--- BEGIN GIVEN DATA ---
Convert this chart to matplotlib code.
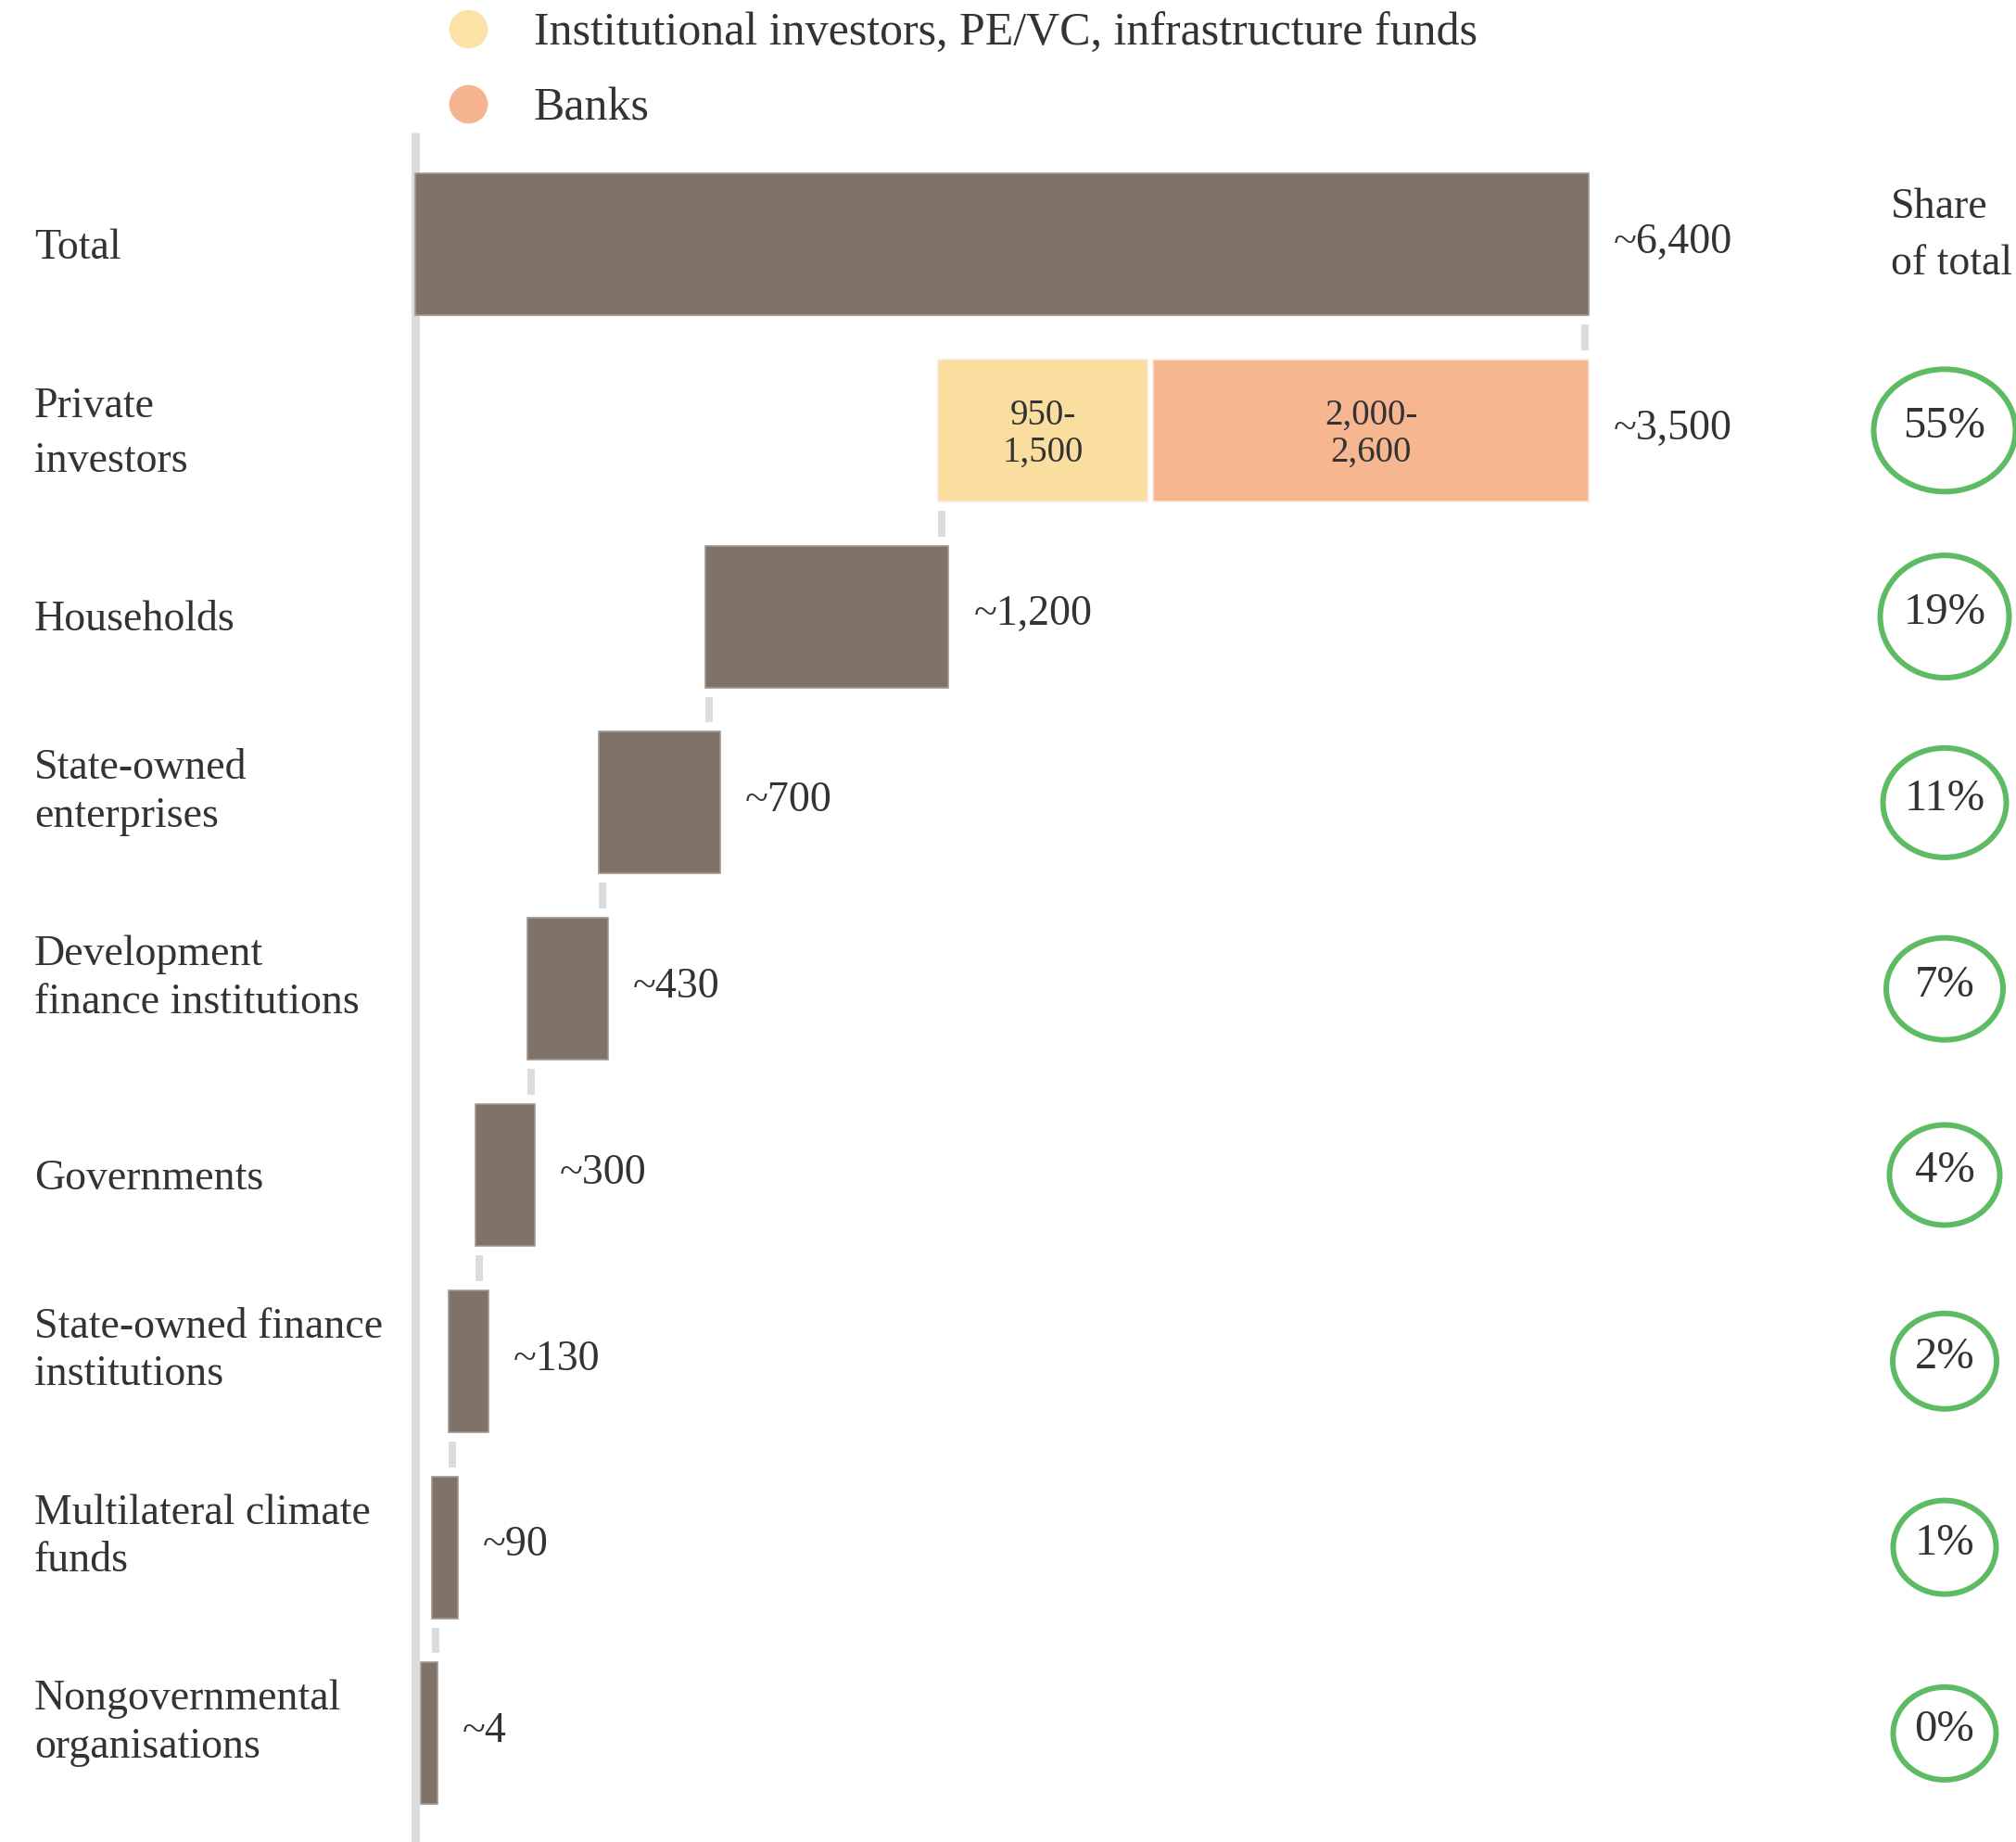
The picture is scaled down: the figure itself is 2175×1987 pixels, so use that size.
import matplotlib
matplotlib.use("Agg")
import matplotlib.pyplot as plt
from matplotlib.patches import Ellipse
from matplotlib.lines import Line2D

plt.rcParams['font.family'] = ['Liberation Serif', 'DejaVu Serif']

# data (units: the scale of the total, ~6,400)
categories = ['Total', 'Private\ninvestors', 'Households', 'State-owned\nenterprises',
              'Development\nfinance institutions', 'Governments',
              'State-owned finance\ninstitutions', 'Multilateral climate\nfunds',
              'Nongovernmental\norganisations']
value_labels = ['~6,400', '~3,500', '~1,200', '~700', '~430', '~300', '~130', '~90', '~4']
bar_lo = [0, 2853, 1584, 1002, 610, 329, 182, 91, 28]
bar_hi = [6400, 6400, 2909, 1661, 1051, 652, 400, 231, 119]
share_pct = [None, 55, 19, 11, 7, 4, 2, 1, 0]

# private investors split
part_names = ['Institutional investors, PE/VC, infrastructure funds', 'Banks']
part_lo = [2853, 4024]
part_hi = [3996, 6400]
part_labels = ['950-\n1,500', '2,000-\n2,600']
part_colors = ['#F9DEA0', '#F5B690']
legend_colors = ['#FBE3A8', '#F5B48F']

# styling
BAR = '#7F7269'
GREY = '#DCDCDC'
GREEN = '#5DBB63'
TXT = '#333333'
FS = 33

# pixel layout of the reference (full size 2175 x 1987)
W, H = 2175, 1987
X0, PXU = 448, 1266 / 6400          # x pixel of zero, pixels per unit
Y0, ROW = 263.5, 200.8              # y pixel of first row, pixels per row

fig = plt.figure(figsize=(W / 100, H / 100), dpi=100)
ax = fig.add_axes([0, 0, 1, 1])
ax.set_xlim(-X0 / PXU, (W - X0) / PXU)
ax.set_ylim((H - Y0) / ROW, -Y0 / ROW)
ax.axis('off')

def ux(px):
    return (px - X0) / PXU

bar_h = 153 / ROW
gap = 10 / ROW
conn_w = 8 / PXU
rows = list(range(len(categories)))

# base axis line
ax.plot([0, 0], [(143 - Y0) / ROW, (H - Y0) / ROW + 1], color=GREY, lw=6.5,
        solid_capstyle='butt', zorder=1)

# bars
for i in rows:
    if i == 1:
        for lo, hi, c, lab in zip(part_lo, part_hi, part_colors, part_labels):
            ax.barh(i, hi - lo, left=lo, height=bar_h, color=c, edgecolor='#FBE8D8',
                    lw=1.2, zorder=3)
            ax.text((lo + hi) / 2, i + 0.02, lab, ha='center', va='center', fontsize=28,
                    color=TXT, linespacing=1.1, zorder=4)
    else:
        ax.barh(i, bar_hi[i] - bar_lo[i], left=bar_lo[i], height=bar_h, color=BAR,
                edgecolor='#A39890', lw=1.2, zorder=3)
    ax.text(bar_hi[i] + ux(X0 + 27), i - 0.01, value_labels[i], ha='left', va='center',
            fontsize=FS, color=TXT)
    two_lines = '\n' in categories[i]
    if i == 1:
        dy, ls = 0.02, 1.5
    elif two_lines:
        dy, ls = -0.055, 1.28
    else:
        dy, ls = 0.02, 1.28
    ax.text(ux(37), i + dy, categories[i], ha='left', va='center', fontsize=FS,
            color=TXT, linespacing=ls)

# connectors
for i in rows[1:]:
    if i == 1:
        cx = bar_hi[0] - conn_w / 2
    else:
        cx = bar_lo[i - 1] + conn_w / 2
    ax.plot([cx, cx], [i - 1 + bar_h / 2 + gap, i - bar_h / 2 - gap], color=GREY,
            lw=5.8, solid_capstyle='butt', zorder=2)

# share of total
ax.text(ux(2040), (254 - Y0) / ROW, 'Share\nof total', ha='left', va='center',
        fontsize=FS, color=TXT, linespacing=1.56)
ring_px = [(153, 132), (139, 132), (133, 118), (126, 110), (119, 108), (112, 103),
           (111, 101), (111, 100)]
for i, (wpx, hpx) in zip(rows[1:], ring_px):
    xc = ux(2098)
    ax.add_patch(Ellipse((xc, i), wpx / PXU, hpx / ROW, fill=False, ec=GREEN,
                         lw=4.3, zorder=3))
    ax.text(xc, i - 0.02, f'{share_pct[i]}%', ha='center', va='center', fontsize=35,
            color=TXT)

# legend
handles = [Line2D([], [], ls='', marker='o', ms=30, mfc=c, mec='none')
           for c in legend_colors]
ax.legend(handles, part_names, loc='upper left', bbox_to_anchor=(480 / W, 1 - 13 / H),
          frameon=False, fontsize=36, handlelength=1.0, handletextpad=0.92,
          labelspacing=0.68, borderpad=0, borderaxespad=0, labelcolor=TXT)

fig.savefig('out.png', dpi=100, facecolor='white')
--- END GIVEN DATA ---
Output nothing except the lines from the line with "The picture is" through the line with "plt.rcParams['font.family'] = ['Liberation", copied exactly, end lines included.

EXPECTED OUTPUT:
The picture is scaled down: the figure itself is 2175×1987 pixels, so use that size.
import matplotlib
matplotlib.use("Agg")
import matplotlib.pyplot as plt
from matplotlib.patches import Ellipse
from matplotlib.lines import Line2D

plt.rcParams['font.family'] = ['Liberation Serif', 'DejaVu Serif']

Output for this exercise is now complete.